Laundry is one of those chores that people either love or hate. When I talk to people who do a lot of housework laundry and dishes come up as the top two in the Ugh! factor. For me I actually quite enjoy it. Eliacin and I started our married life in Puerto Rico; we lived in a cement duplex about fifty feet from the Caribbean Sea. With just the two of us the laundry didn’t add up that fast. And with minimal days of rain and no dryer I hung it up in the back yard. I’d wash it up in the morning and throughout the morning I’d go out into the beautiful sunshine look at the sea and hang it while enjoying the fresh breeze. Ahhhh! The I’d put on a good movie in the evenings and fold it all up and put it away. It was one of my most relaxing chores.

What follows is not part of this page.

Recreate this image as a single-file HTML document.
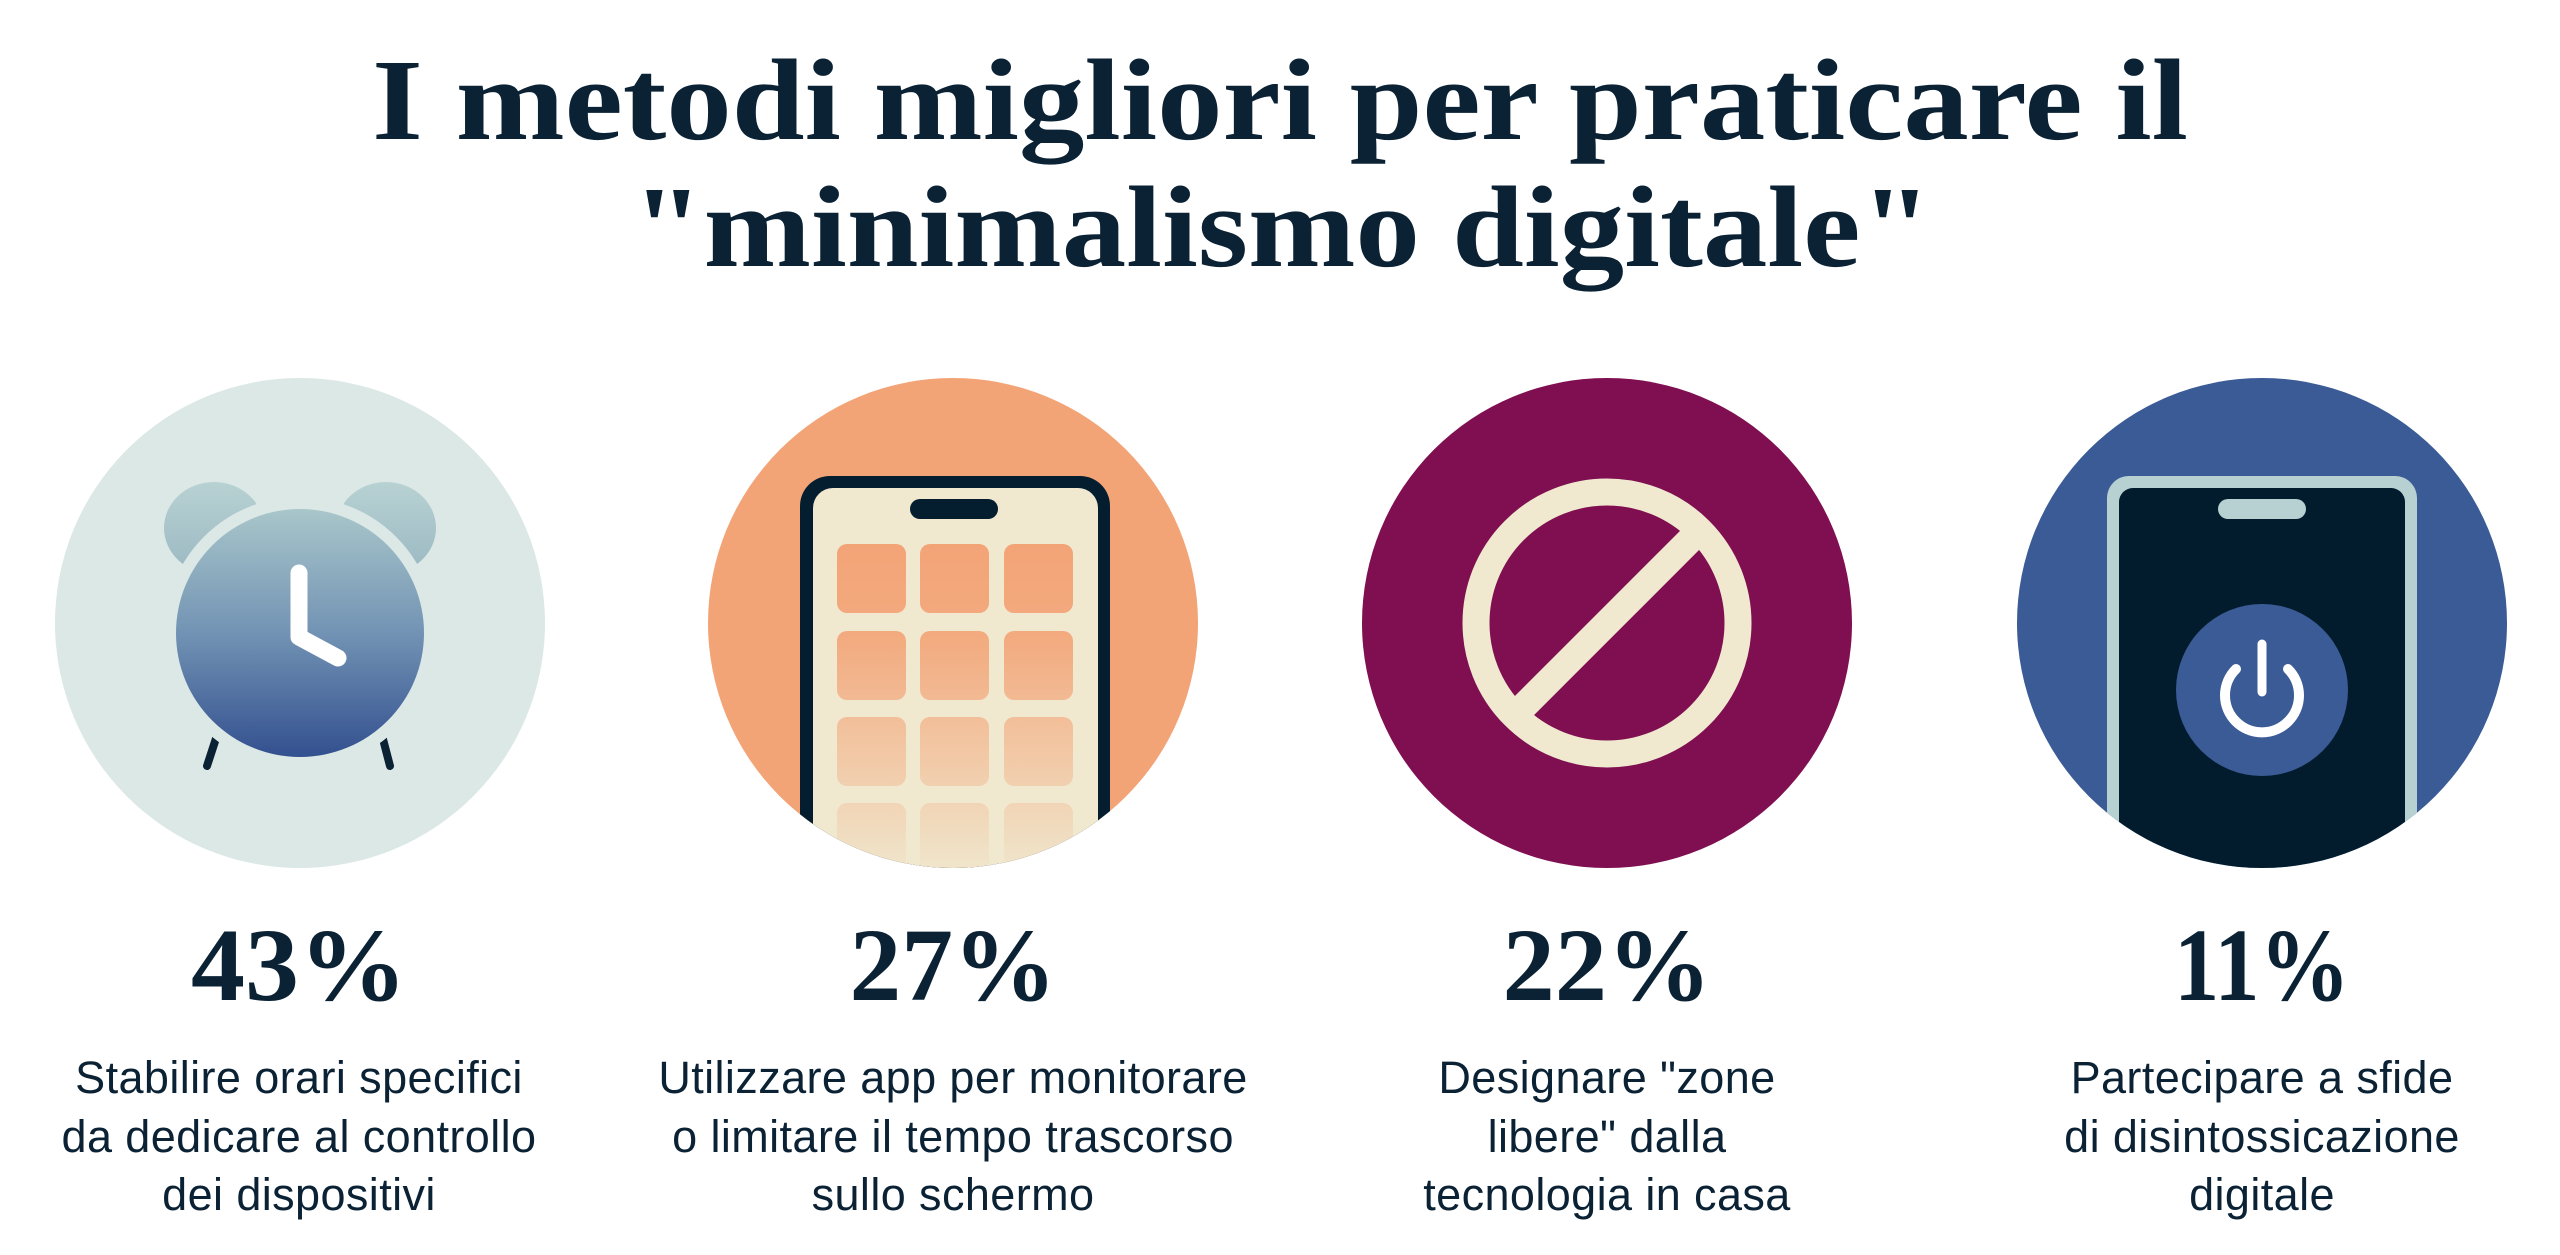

Things have changed a bit. I live in a community house with three floors. I’m on the top floor, laundry is in the basement. My husband and I now have two kids with one in cloth diaper that we wash ourselves. Needless to say the laundry can really pile up! (I average about ten loads a week.) A member of our community calls the dry laundry that I gather throughout the day on my couch my laundry monster.

Looking back on my laundry experience in Puerto Rico I was recently trying to figure out what it was I enjoyed so much. Was it the sun, the sea, the breeze, watching my daughter playing in the yard? And I came to realize that it was a combination of all these things. A sense of all things fitting together. A joyfulness in daily tasks. A deep sense of prayer without words.